Hal Heiner seeks "bold moves" in education
WDRB reported yesterday on bold new ideas being sought by Kentucky’s new Secretary of Education, Hal Heiner. It’s a breath of fresh air.
Heiner isn’t cast from the standard education school mold, but he has been paying attention to education for a long time and knows what is going on and where many problems lie.
He is certainly a strong proponent of charter schools, something Kentucky has avoided up until now although these schools of choice have been adopted by 43 states and are starting to show real success for minority students in particular in states that have good charter school legislation and operations.
Heiner also brings a business viewpoint to his post. WDRB reports he has keen interests stretching from:
“…making sure local workforce training boards are churning out enough welders and tool-and-dye makers to updating the 1970s-era computer code that runs the state’s unemployment insurance system.”
Heiner definitely has his eye on helping disadvantaged kids, which brought praise from Terry Brooks, who heads Kentucky Youth Advocates, a nonprofit that lobbies for kid-friendly policies. His appointment certainly signals the beginning of new thinking about what might work best for Kentucky’s students, and that is a good thing.
While Heiner legally has no control over the largely independent Kentucky Department of Education, he is in a unique position to campaign for better education policy, and it appears he is already reaching out to the Kentucky Commissioner of Education to make that happen. After all, as Terry Brooks points out:
“You cannot possibly minimize the power of a strong public voice. We have not had a person in authority talking about these issues for a long time.”
As is typical in these sorts of articles, WDRB also sought out a Heiner critic and found one in the person of Alan DeYoung, an education policy professor at UK. DeYoung, who does not like charter schools, accused Heiner of politicking and then made an outrageous claim. Apparently, as WDRB recalls it, DeYoung indicated to them that:
“Heiner and Bevin understate Kentucky’s progress in education over the last two decades, which has actually been ‘exponential.’” It is hard to believe how anyone connected with education policy in Kentucky could be so misinformed.
Here are a few facts I posted to the WDRB article, and readers can find much more information and data in our blog that solidly discredits the idea that Kentucky’s education progress since KERA’s enactment in 1990 has been anything remotely resembling “exponential.”
I have no idea what UK Professor Alan DeYoung is looking at, but claims that Kentucky’s education growth has been “exponential” are just plain wrong. Could this be some of that “Common Core Math” many parents seem worried about.
For sure, Kentucky’s improvement over time on the National Assessment of Educational Progress (NAEP) isn’t “exponential.”
For example, Kentucky’s eighth grade NAEP reading proficiency rate was only 30 percent in 1998, the first time NAEP tested this grade and subject at the state level.
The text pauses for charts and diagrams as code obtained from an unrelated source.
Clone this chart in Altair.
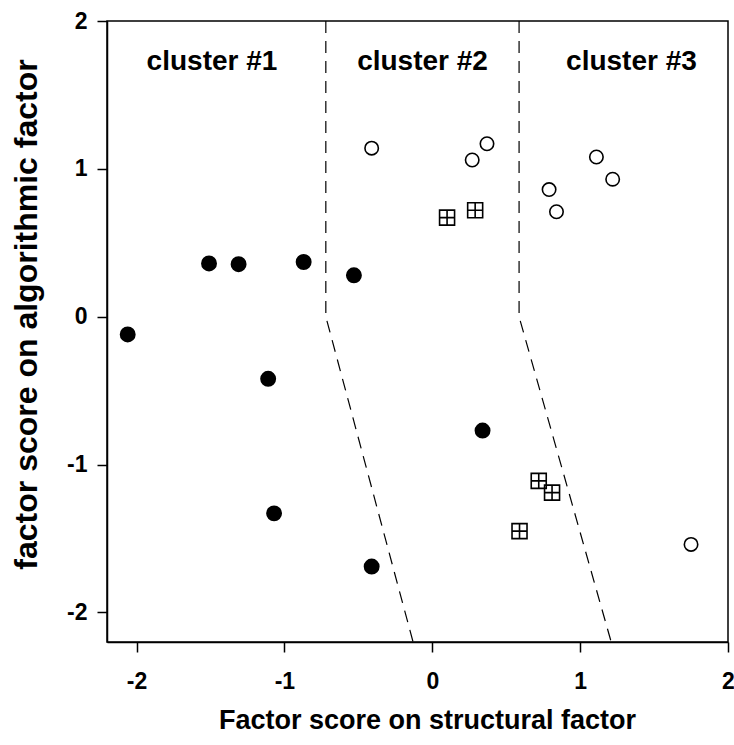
import altair as alt
import pandas as pd

# filled circles
filled_x = [-2.06, -1.51, -1.31, -0.87, -0.53, -1.11, -1.07, -0.41, 0.34]
filled_y = [-0.12, 0.36, 0.355, 0.37, 0.28, -0.42, -1.33, -1.69, -0.77]
# open circles
open_x = [-0.41, 0.27, 0.37, 0.79, 0.84, 1.11, 1.22, 1.75]
open_y = [1.14, 1.06, 1.17, 0.86, 0.71, 1.08, 0.93, -1.54]
# crossed squares
sq_x = [0.10, 0.29, 0.72, 0.81, 0.59]
sq_y = [0.67, 0.72, -1.11, -1.19, -1.45]

# cluster boundaries (dashed)
b1_x = [-0.72, -0.72, -0.13]
b2_x = [0.587, 0.587, 1.21]
b_y = [2.0, 0.0, -2.2]

cl_labels = ["cluster #1", "cluster #2", "cluster #3"]
cl_x = [-1.49, -0.066, 1.347]
cl_y = [1.668, 1.668, 1.668]

tick_vals = [-2, -1, 0, 1, 2]

FONT = "Liberation Sans"
xs = alt.Scale(domain=[-2.2, 2.0], nice=False, zero=False)
ys = alt.Scale(domain=[-2.2, 2.0], nice=False, zero=False)

xax = alt.Axis(values=tick_vals, title="Factor score on structural factor",
               grid=False, tickSize=10, tickWidth=1.5, domainWidth=1.5, domainColor="black",
               tickColor="black", labelFont=FONT, labelFontSize=23, labelFontWeight="bold",
               labelColor="black", labelPadding=18, titleFont=FONT, titleFontSize=27,
               titleFontWeight="bold", titleColor="black", titleBaseline="alphabetic",
               titleY=86, titleX=320, labelFlush=False, labelExpr="'' + datum.value")
yax = alt.Axis(values=tick_vals, title="factor score on algorithmic factor",
               grid=False, tickSize=10, tickWidth=1.5, domainWidth=1.5, domainColor="black",
               tickColor="black", labelFont=FONT, labelFontSize=23, labelFontWeight="bold",
               labelColor="black", labelPadding=10, titleFont=FONT, titleFontSize=32,
               titleFontWeight="bold", titleColor="black", titleBaseline="alphabetic",
               titleX=-71, titleY=293, titleAngle=270, labelFlush=False,
               labelExpr="'' + datum.value")

bdf = pd.DataFrame({
    "x": b1_x + b2_x,
    "y": b_y + b_y,
    "g": ["b1"] * 3 + ["b2"] * 3,
    "o": [0, 1, 2, 0, 1, 2],
})
fdf = pd.DataFrame({"x": filled_x, "y": filled_y})
odf = pd.DataFrame({"x": open_x, "y": open_y})
sdf = pd.DataFrame({"x": sq_x, "y": sq_y})
ldf = pd.DataFrame({"x": cl_x, "y": cl_y, "t": cl_labels})

lines = alt.Chart(bdf).mark_line(color="black", strokeWidth=1.2, strokeDash=[12, 8], clip=True).encode(
    x=alt.X("x:Q", scale=xs, axis=xax),
    y=alt.Y("y:Q", scale=ys, axis=yax),
    detail="g:N",
    order="o:Q",
)

filled = alt.Chart(fdf).mark_point(shape="circle", filled=True, color="black", size=254, opacity=1).encode(
    x=alt.X("x:Q", scale=xs), y=alt.Y("y:Q", scale=ys))

opened = alt.Chart(odf).mark_point(shape="circle", filled=False, color="black", size=180,
                                   strokeWidth=1.6, opacity=1).encode(
    x=alt.X("x:Q", scale=xs), y=alt.Y("y:Q", scale=ys))

squares = alt.Chart(sdf).mark_point(shape="M-1,-1H1V1H-1Z M0,-1V1 M-1,0H1", filled=False, color="black",
                                    size=225, strokeWidth=1.6, opacity=1).encode(
    x=alt.X("x:Q", scale=xs), y=alt.Y("y:Q", scale=ys))

labels = alt.Chart(ldf).mark_text(font=FONT, fontSize=28, fontWeight="bold", color="black",
                                  align="center", baseline="alphabetic").encode(
    x=alt.X("x:Q", scale=xs), y=alt.Y("y:Q", scale=ys), text="t:N")

chart = alt.layer(lines, filled, opened, squares, labels).properties(
    width=621, height=621,
    autosize=alt.AutoSizeParams(type="none"),
    padding={"left": 107, "top": 21, "right": 6, "bottom": 103},
    background="white",
).configure_view(stroke="black", strokeWidth=1.5)

chart.save("out.html", embed_options={"renderer": "svg", "actions": False})
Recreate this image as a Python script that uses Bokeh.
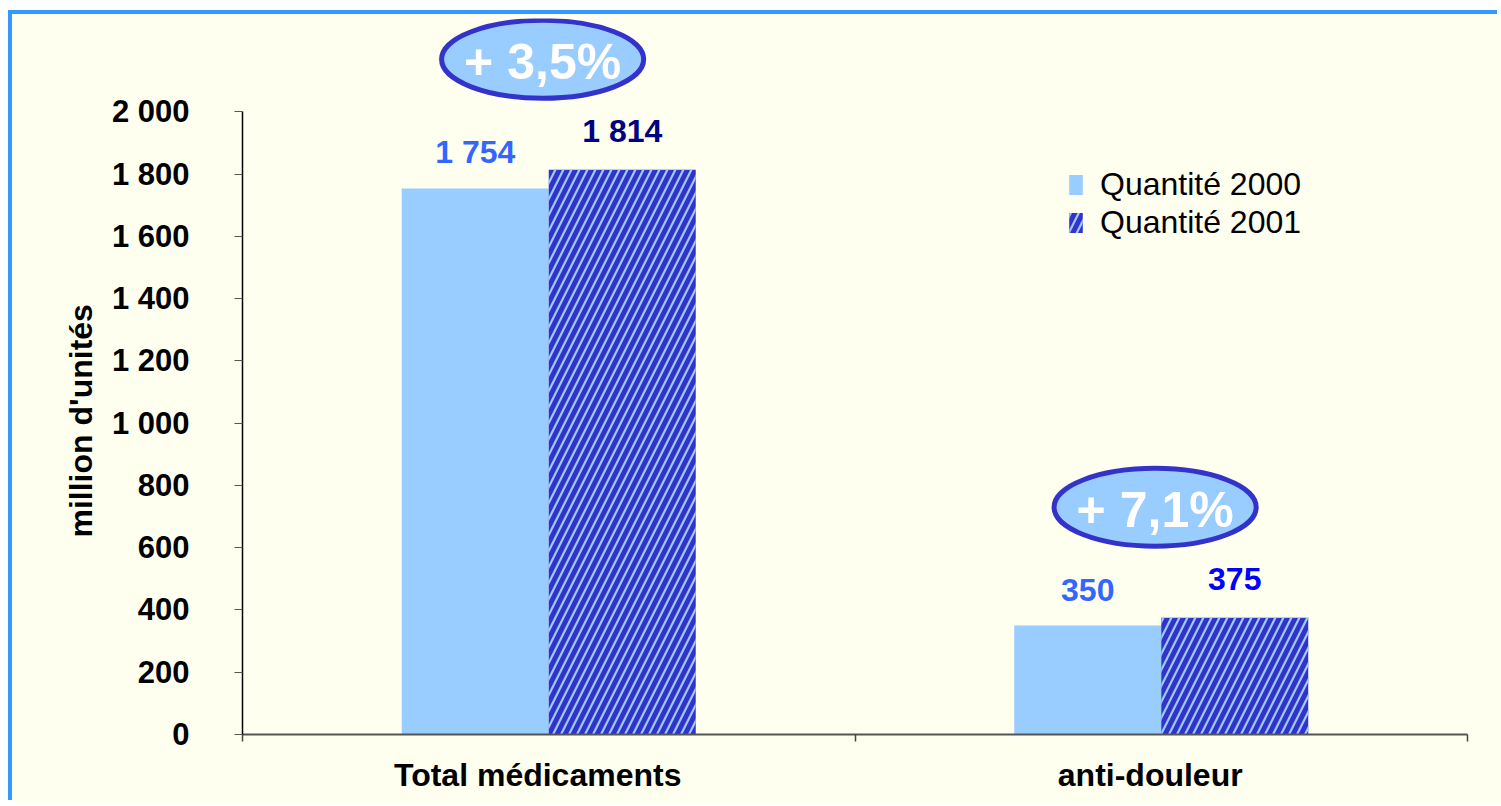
from bokeh.plotting import figure
from bokeh.models import Range1d, FixedTicker, Legend, LegendItem, Title
from bokeh.embed import file_html
from bokeh.resources import INLINE
from bokeh.core.properties import value

# ---- data ----
categories = ["Total médicaments", "anti-douleur"]
series_names = ["Quantité 2000", "Quantité 2001"]
qty_2000 = [1754, 350]
qty_2001 = [1814, 375]
labels_2000 = ["1 754", "350"]
labels_2001 = ["1 814", "375"]
growth_labels = ["+ 3,5%", "+ 7,1%"]
y_ticks = [0, 200, 400, 600, 800, 1000, 1200, 1400, 1600, 1800, 2000]
y_tick_labels = ["0", "200", "400", "600", "800", "1 000", "1 200", "1 400",
                 "1 600", "1 800", "2 000"]
y_title = "million d'unités"

# ---- styles ----
FONT = "Liberation Sans"
BG = "#FFFFF0"
C_LIGHT = "#99CCFF"
C_DARK = "#3333CC"
label_colors_2000 = ["#3366FF", "#3366FF"]
label_colors_2001 = ["#000080", "#0000FF"]

n = len(categories)
centers = [i + 0.5 for i in range(n)]
bar_w = 0.24
x_2000 = [c - bar_w / 2 for c in centers]
x_2001 = [c + bar_w / 2 for c in centers]

p = figure(width=1489, height=790, x_range=Range1d(0, n), y_range=Range1d(0, 2300),
           output_backend="svg", toolbar_location=None,
           min_border_left=230, min_border_right=34, min_border_top=4, min_border_bottom=70,
           background_fill_color=BG, border_fill_color=BG, outline_line_color=None)
p.styles = {"margin-left": "12px", "margin-top": "14px",
            "box-shadow": "-4px -4px 0px 0px #3399FF"}
p.grid.visible = False

r1 = p.vbar(x=x_2000, top=qty_2000, width=bar_w, bottom=0,
            fill_color=C_LIGHT, line_color=None)
r2 = p.vbar(x=x_2001, top=qty_2001, width=bar_w, bottom=0,
            fill_color=C_DARK, line_color=None,
            hatch_pattern="/", hatch_color=C_LIGHT, hatch_scale=16, hatch_weight=2.2)

# data labels
p.text(x=x_2000, y=qty_2000, text=labels_2000, text_color=label_colors_2000,
       text_font=value(FONT), text_font_style="bold", text_font_size="32px",
       text_align="center", text_baseline="alphabetic", y_offset=-36)
p.text(x=x_2001, y=qty_2001, text=labels_2001, text_color=label_colors_2001,
       text_font=value(FONT), text_font_style="bold", text_font_size="32px",
       text_align="center", text_baseline="alphabetic", y_offset=-39)

# growth ellipses
ell_x = [c - 0.01 for c in centers]
ell_y = [max(a, b) + 355 for a, b in zip(qty_2000, qty_2001)]
p.ellipse(x=ell_x, y=ell_y, width=0.33, height=250,
          fill_color=C_LIGHT, line_color=C_DARK, line_width=5)
p.text(x=ell_x, y=ell_y, text=growth_labels, text_color="white",
       text_font=value(FONT), text_font_style="bold", text_font_size="50px",
       text_align="center", text_baseline="middle", y_offset=3)

# y axis
ya = p.yaxis[0]
ya.ticker = FixedTicker(ticks=y_ticks, minor_ticks=[])
ya.major_label_overrides = dict(zip(y_ticks, y_tick_labels))
ya.bounds = (0, 2000)
ya.major_tick_out = 8
ya.major_tick_in = 0
ya.minor_tick_out = 0
ya.minor_tick_in = 0
ya.major_tick_line_color = "#555555"
ya.axis_line_color = "black"
ya.axis_line_width = 1.5
ya.major_label_text_font = FONT
ya.major_label_text_font_style = "bold"
ya.major_label_text_font_size = "31px"
ya.major_label_text_color = "black"
ya.major_label_standoff = 45

# y title placed next to the axis, centred on the 0..2000 span
p.add_layout(Title(text=y_title, align="left", offset=197, vertical_align="middle",
                   text_font=FONT, text_font_style="bold", text_font_size="32px",
                   text_color="black", standoff=18), "left")

# x axis
xa = p.xaxis[0]
label_ticks = [c - 0.018 for c in centers]
xa.ticker = FixedTicker(ticks=label_ticks, minor_ticks=list(range(n + 1)))
xa.major_label_overrides = dict(zip(label_ticks, categories))
xa.major_tick_out = 0
xa.major_tick_in = 0
xa.minor_tick_out = 7
xa.minor_tick_in = 0
xa.minor_tick_line_color = "#444444"
xa.minor_tick_line_width = 1.5
xa.axis_line_color = "#555555"
xa.axis_line_width = 2
xa.major_label_text_font = FONT
xa.major_label_text_font_style = "bold"
xa.major_label_text_font_size = "32px"
xa.major_label_text_color = "black"
xa.major_label_standoff = 15

legend = Legend(items=[LegendItem(label=series_names[0], renderers=[r1]),
                       LegendItem(label=series_names[1], renderers=[r2])],
                location=(825, 493), glyph_width=17, glyph_height=25,
                label_height=38, spacing=0, padding=0, margin=0, label_standoff=16,
                label_text_font=FONT, label_text_font_size="32px",
                label_text_color="black",
                border_line_alpha=0, background_fill_alpha=0)
p.add_layout(legend)

open("out.html", "w").write(file_html(p, INLINE))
Flash forward 17 years to 2015 and Kentucky’s eighth grade reading proficiency rate only improved by 6 percentage points. Given this historical rate of progress, it will take another 126 years before Kentucky’s traditional school system gets our eight grade students to an 80 percent proficiency rate in reading.
For eighth grade math, between 1990 and 2015 Kentucky’s public schools only increased proficiency on the NAEP from 10 percent to 28 percent. That was an improvement of only 18 percentage points over a full quarter of a century. At this rate, the state will need more than 70 additional years to reach an 80 percent eighth grade math proficiency level.
Progress in the NAEP fourth grade testing has been a bit better, but the trend over the past two and a half decades shows we don’t maintain those somewhat higher proficiency rates as our kids enter higher grades. This is a major worry.
Here’s some more real math. Kentucky’s high school KPREP end-of-course math proficiency rate declined between 2012 and 2015. I guess a lot of those kids don’t know what the term “exponential” really means, either.
Don’t talk to our high school kids about how many of them missed the ACT readiness benchmarks for mathematics. The percentage reaching the benchmark score was only 38.1 percent in 2014-15. It was 38.6 percent in 2011-12 when Common Core testing started. That drop isn’t “exponential,” but it is certainly not improvement, either.
Maybe this news isn’t reaching UK, but others are getting the message. Just three weeks ago the Kentucky Board of Education got a briefing on test scores. That briefing was loaded with terms like “Decreased,” “Declined” and “Flat.” The board was also told that our state’s college professors are concerned that the preparation of incoming freshmen is dropping. That just isn’t the stuff “exponential” education progress is made of.
By the way, here is a graph showing Kentucky’s performance on the National Assessment of Educational progress from the most recent and earliest tests in each area and grade that goes with the comments above. It is clear that the term “exponential” does not apply here.
Mr. Heiner knows about this data. Apparently, some at UK do not.